Thanks to Rep. Barney Frank who has come out … in opposition to San Francisco’s illegal same-sex marriages, because, well, they’re illegal. And dittos to gay-paper editor Fred Kuhr, who argued the same point on O’Reilly’s show Friday evening.

Feet to the fire

Marc Zappala’s weblog Transcendence is hardly out of the box, and already he’s laid into the following subjects with acute attention and a few acerbic poems:

  • pro-aborts who are at some level anti-choice
  • people who still regard Bill Clinton as an innocent scapegoat
  • why Margaret Cho is so bitter
  • the gay lobby’s reflexive support for abortion
  • W.’s failure to understand and pursue American interests
  • his own temptations.

Welcome to the parish, Marc.

Cohabitation and Marriage

A December article from New Scientist claims that cohabitation before marriage is good for men’s health.

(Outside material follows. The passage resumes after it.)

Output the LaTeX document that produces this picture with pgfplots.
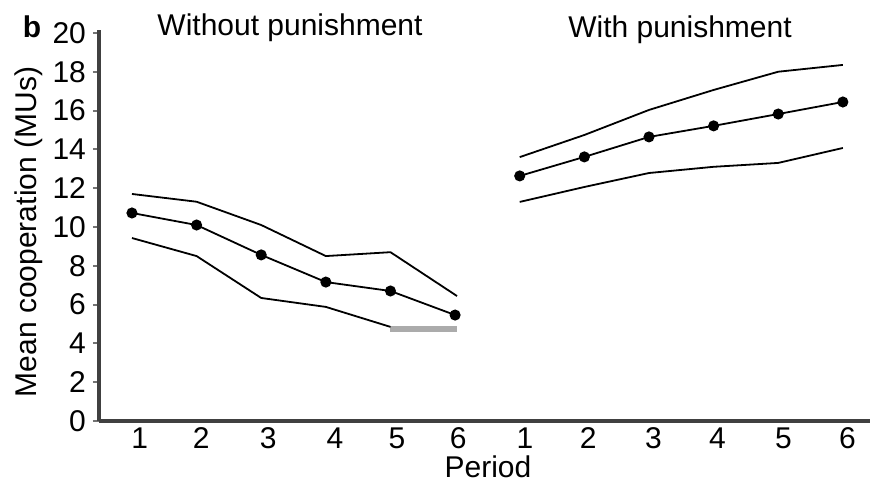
\documentclass[border=0pt]{standalone}
\usepackage{fontspec}
\setmainfont{Liberation Sans}
\usepackage{pgfplots}
\pgfplotsset{compat=1.18}
\newcommand{\ff}{\fontsize{15}{18}\selectfont}
\begin{document}
\begin{tikzpicture}
\useasboundingbox (-49.5pt,-30.5pt) rectangle (385.5pt,210.5pt);
\begin{axis}[
  at={(0,0)}, anchor=south west,
  scale only axis, width=385.5pt, height=195.5pt,
  xmin=-0.51, xmax=11.42, ymin=0, ymax=20.15,
  axis x line*=bottom, axis y line*=left,
  axis line style={draw=black!75, line width=2pt, -},
  xtick={0.12,1.07,2.11,3.14,4.10,5.05,6.08,7.06,8.07,9.06,10.08,11.07},
  xticklabels={1,2,3,4,5,6,1,2,3,4,5,6},
  major x tick style={draw=none},
  ytick={0,2,...,20},
  tick align=outside,
  major y tick style={draw=black!55, line width=1pt},
  major tick length=3pt,
  tick label style={font=\ff},
  xticklabel style={anchor=north, inner sep=0pt, text height=10.7pt, text depth=0pt},
  /pgf/number format/assume math mode=true,
  clip=false,
]
\addplot[black, line width=0.9pt, mark=*, mark size=2.3pt] coordinates {(0,10.72)(1,10.1)(2,8.56)(3,7.16)(4,6.70)(5,5.46)};
\addplot[black, line width=0.9pt] coordinates {(0,11.7)(1,11.3)(2,10.1)(3,8.5)(4,8.7)(5.03,6.44)};
\addplot[black!33, line width=3pt] coordinates {(4,4.72)(5.03,4.72)};
\addplot[black, line width=0.9pt] coordinates {(0,9.43)(1,8.5)(2,6.34)(3,5.88)(4,4.85)};
\addplot[black, line width=0.9pt, mark=*, mark size=2.3pt] coordinates {(6,12.63)(7,13.61)(8,14.64)(9,15.21)(10,15.82)(11,16.44)};
\addplot[black, line width=0.9pt] coordinates {(6,13.6)(7,14.74)(8,16.03)(9,17.06)(10,18.0)(11,18.35)};
\addplot[black, line width=0.9pt] coordinates {(6,11.29)(7,12.06)(8,12.78)(9,13.1)(10,13.3)(11,14.07)};
\end{axis}
\node[font=\ff\bfseries, anchor=base] at (-33.5pt,191.5pt) {b};
\node[font=\ff, anchor=base] at (95.5pt,192.5pt) {Without punishment};
\node[font=\ff, anchor=base] at (290.5pt,191.5pt) {With punishment};
\node[font=\ff, rotate=90] at (-35pt,94.5pt) {Mean cooperation (MUs)};
\node[font=\ff, anchor=base, inner sep=0pt] at (194.5pt,-28pt) {Period};
\end{tikzpicture}
\end{document}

I didn’t read all of the argument because of the logical flaw in the first paragraph:

Cohabiting is better for men’s mental health, but marriage is better for women’s happiness, suggests a new study.

Don’t these weirdos know that whatever isn’t good for a woman’s happiness will ultimately manifest itself in her man’s mental health???

“Ghaos” in Massachusetts?

So far on day one of the Massachusetts Constitutional Convention (a joint session of the legislature), the ConCon has rejected two proposed amendments.
By 94-104, they rejected a text from the Senate Dem and Rep (!) leaders that would ban same-sex “marriage” but require the establishment of “civil unions”; and by 98-100, they rejected a compromise by the House Speaker that would ban same-sex marriage and allow the option of civil unions if the legislature so chose. The original text, which would ban both gay marriage and civil unions, will be on the agenda Thursday afternoon.
My guess is that the anti-family forces have done their part to stack the deck by bringing the Speaker’s compromise proposal up for a vote first: if the strongest version had been debated first or second and failed, the compromise text — restoring the legal status quo before Goodridge — would have remained an option acceptable to pro-family folks. Now Thursday’s vote will be for all or nothing, and if it’s defeated, the anti-family forces will have what they want — excepting a possible legislative end-run — and the nationwide legal battles will be on.
Correction: I previously stated here that the Senate text had been proposed by my State Senator. That was incorrect; however, he did vote for it, sad to say.